O love of my Saviour, bowels of mercy, abyss of divine compassion! O length, breadth, height, depth of the love of God, which passeth knowledge! resolve this weighty inquiry; calm the agitation of my mind; assure my wavering soul. Yes, O my God, seeing thou hast spared me in life, I trust it is for salvation. Seeing thou seekest me still, I flatter myself it is for

my conversion. Hence I take new courage, I ratify anew the covenant I have so often violated; I pledge to thee anew the vows I have so often broken.

If you do so, you shall not labour in vain. For what is it that God requires of you? Why has he created you out of nothing? Why has he given you his Son? Why has he communicated to you his Holy Spirit? Is it to destroy you? Is it to damn you? Are you so little acquainted with the Father of mercies, with the God of love? Does he take pleasure in the death of a Sinner, and would he not rather that he should repent and live?

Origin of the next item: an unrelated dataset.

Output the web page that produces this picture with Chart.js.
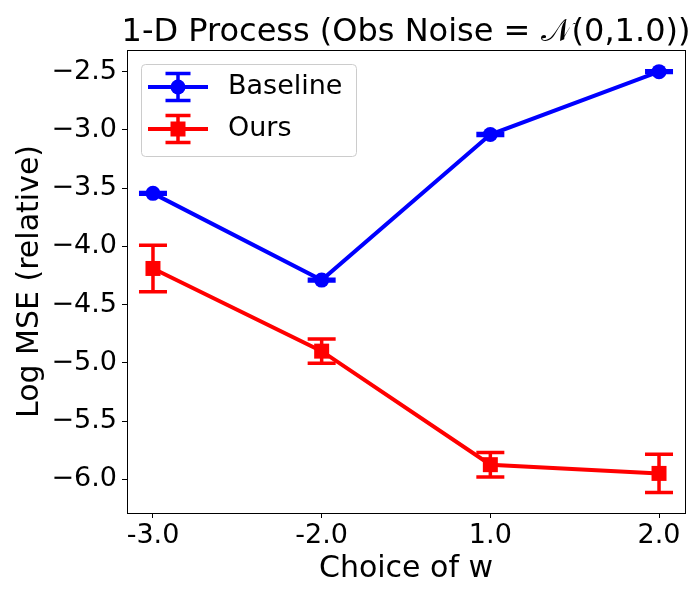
<!DOCTYPE html>
<html>
<head>
<meta charset="utf-8">
<script src="https://cdn.jsdelivr.net/npm/chart.js@4.4.1/dist/chart.umd.min.js"></script>
<style>
html, body { margin: 0; padding: 0; background: #fff; }
</style>
</head>
<body>
<canvas id="mseChart" width="700" height="600"></canvas>
<script>
// values
var xLabels = ['-3.0', '-2.0', '1.0', '2.0'];
var baselineMse = [-3.545, -4.29, -3.04, -2.50];
var baselineErr = [0.008, 0.008, 0.008, 0.008];
var oursMse = [-4.19, -4.90, -5.875, -5.95];
var oursErr = [0.20, 0.105, 0.105, 0.165];
var yTicks = [-6.0, -5.5, -5.0, -4.5, -4.0, -3.5, -3.0, -2.5];

const FONT = "'DejaVu Sans', 'Liberation Sans', sans-serif";
const BLUE = '#0000ff';
const RED = '#ff0000';
const CAP = 14;

function toPoints(values) {
    return values.map(function (v, i) {
        return {x: i, y: v};
    });
}

function drawErrorGlyph(ctx, cx, top, bot, cap) {
    ctx.beginPath();
    ctx.moveTo(cx, top);
    ctx.lineTo(cx, bot);
    ctx.moveTo(cx - cap, top);
    ctx.lineTo(cx + cap, top);
    ctx.moveTo(cx - cap, bot);
    ctx.lineTo(cx + cap, bot);
    ctx.stroke();
}

var errorBars = {
    id: 'errorBars',
    afterDatasetsDraw: function (chart) {
        var ctx = chart.ctx;
        var x = chart.scales.x, y = chart.scales.y;
        chart.data.datasets.forEach(function (ds) {
            ctx.save();
            ctx.strokeStyle = ds.borderColor;
            ctx.lineWidth = 3.5;
            ds.data.forEach(function (p, i) {
                var px = x.getPixelForValue(p.x);
                var top = y.getPixelForValue(p.y + ds.errors[i]);
                var bot = y.getPixelForValue(p.y - ds.errors[i]);
                drawErrorGlyph(ctx, px, top, bot, CAP);
            });
            ctx.restore();
        });
    }
};

// frame, title and legend box (matplotlib style)
var decorations = {
    id: 'decorations',
    afterDraw: function (chart) {
        var ctx = chart.ctx;
        var ca = chart.chartArea;
        ctx.save();
        ctx.strokeStyle = '#000';
        ctx.lineWidth = 1;
        ctx.strokeRect(Math.round(ca.left) + 0.5, Math.round(ca.top) + 0.5,
            Math.round(ca.right - ca.left), Math.round(ca.bottom - ca.top));

        ctx.fillStyle = '#000';
        ctx.font = '32px ' + FONT;
        ctx.textAlign = 'center';
        ctx.textBaseline = 'middle';
        ctx.fillText('1-D Process (Obs Noise = \u{1D4A9}(0,1.0))', (ca.left + ca.right) / 2, 33);

        var bx = ca.left + 14, by = ca.top + 14, bw = 215, bh = 92;
        ctx.beginPath();
        ctx.roundRect(bx + 0.5, by + 0.5, bw, bh, 4);
        ctx.fillStyle = 'rgba(255,255,255,0.8)';
        ctx.fill();
        ctx.strokeStyle = '#cccccc';
        ctx.stroke();

        chart.data.datasets.forEach(function (ds, i) {
            var cy = by + 23 + i * 42;
            var cx = bx + 37;
            ctx.strokeStyle = ds.borderColor;
            ctx.fillStyle = ds.borderColor;
            ctx.lineWidth = 4;
            ctx.beginPath();
            ctx.moveTo(bx + 7, cy);
            ctx.lineTo(bx + 67, cy);
            ctx.stroke();
            ctx.lineWidth = 3.5;
            drawErrorGlyph(ctx, cx, cy - 13.5, cy + 13.5, 12.5);
            ctx.beginPath();
            if (ds.pointStyle === 'rect') {
                ctx.rect(cx - 7.5, cy - 7.5, 15, 15);
            } else {
                ctx.arc(cx, cy, 7.5, 0, Math.PI * 2);
            }
            ctx.fill();
            ctx.fillStyle = '#000';
            ctx.font = '27px ' + FONT;
            ctx.textAlign = 'left';
            ctx.textBaseline = 'middle';
            ctx.fillText(ds.label, bx + 87, cy);
        });
        ctx.restore();
    }
};

var ctx = document.getElementById('mseChart');
var mseChart = new Chart(ctx, {
    type: 'line',
    data: {
        datasets: [
            {
                label: 'Baseline',
                data: toPoints(baselineMse),
                errors: baselineErr,
                borderColor: BLUE,
                backgroundColor: BLUE,
                borderWidth: 4,
                pointStyle: 'circle',
                pointRadius: 7.5,
                pointBorderWidth: 0,
                tension: 0
            },
            {
                label: 'Ours',
                data: toPoints(oursMse),
                errors: oursErr,
                borderColor: RED,
                backgroundColor: RED,
                borderWidth: 4,
                pointStyle: 'rect',
                pointRadius: 10.6,
                pointBorderWidth: 0,
                tension: 0
            }
        ]
    },
    options: {
        responsive: false,
        animation: false,
        devicePixelRatio: 1,
        layout: {padding: {top: 50, right: 15, left: 0, bottom: 0}},
        plugins: {
            legend: {display: false},
            title: {display: false},
            tooltip: {enabled: false}
        },
        scales: {
            x: {
                type: 'linear',
                min: -0.154,
                max: 3.154,
                afterBuildTicks: function (scale) {
                    scale.ticks = xLabels.map(function (l, i) {
                        return {value: i};
                    });
                },
                afterFit: function (scale) {
                    scale.height = 87;
                },
                ticks: {
                    callback: function (v) { return xLabels[v]; },
                    font: {family: FONT, size: 27},
                    color: '#000',
                    padding: 2,
                    maxRotation: 0,
                    autoSkip: false
                },
                grid: {drawOnChartArea: false, drawTicks: true, tickLength: 5, tickColor: '#000'},
                border: {display: true, color: '#000', width: 1},
                title: {
                    display: true,
                    text: 'Choice of w',
                    font: {family: FONT, size: 30},
                    color: '#000',
                    padding: {top: 0, bottom: 13}
                }
            },
            y: {
                min: -6.29,
                max: -2.314,
                afterBuildTicks: function (scale) {
                    scale.ticks = yTicks.map(function (v) {
                        return {value: v};
                    });
                },
                afterFit: function (scale) {
                    scale.width = 127;
                },
                ticks: {
                    callback: function (v) { return v.toFixed(1).replace('-', '\u2212'); },
                    font: {family: FONT, size: 27},
                    color: '#000',
                    padding: 5
                },
                grid: {drawOnChartArea: false, drawTicks: true, tickLength: 5, tickColor: '#000'},
                border: {display: true, color: '#000', width: 1},
                title: {
                    display: true,
                    text: 'Log MSE (relative)',
                    font: {family: FONT, size: 30},
                    color: '#000',
                    padding: {top: 12, bottom: 0}
                }
            }
        }
    },
    plugins: [errorBars, decorations]
});
</script>
</body>
</html>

These are the consolations which follow the exhortations of the prophet, and the words of my text. For, after having said, Seek ye the Lord while he may be found, call ye upon him while he is near; he draws this conclusion, to which I would lead you, as it has been the design of these three discourses, and by which I would close the subject. Let the wicked forsake his way, and the unrighteous man his thoughts; and let him return unto the Lord, and he will have mercy upon him, and to our God for he will abundantly pardon. And, lest the penitent sinner should be overburdened with the weight of his sins....lest, estimating the extent of divine mercy by his own contracted views, he should despair of salvation, I will add this declaration from God himself, a declaration which admirably expresses the grandeur of his compassion: My thoughts are not your thoughts, neither are your ways my ways; for, as the heavens are higher than the earth, so are my thoughts above your thoughts. Now to God the Father, Son, and Holy Spirit, be honour and glory for ever. Amen.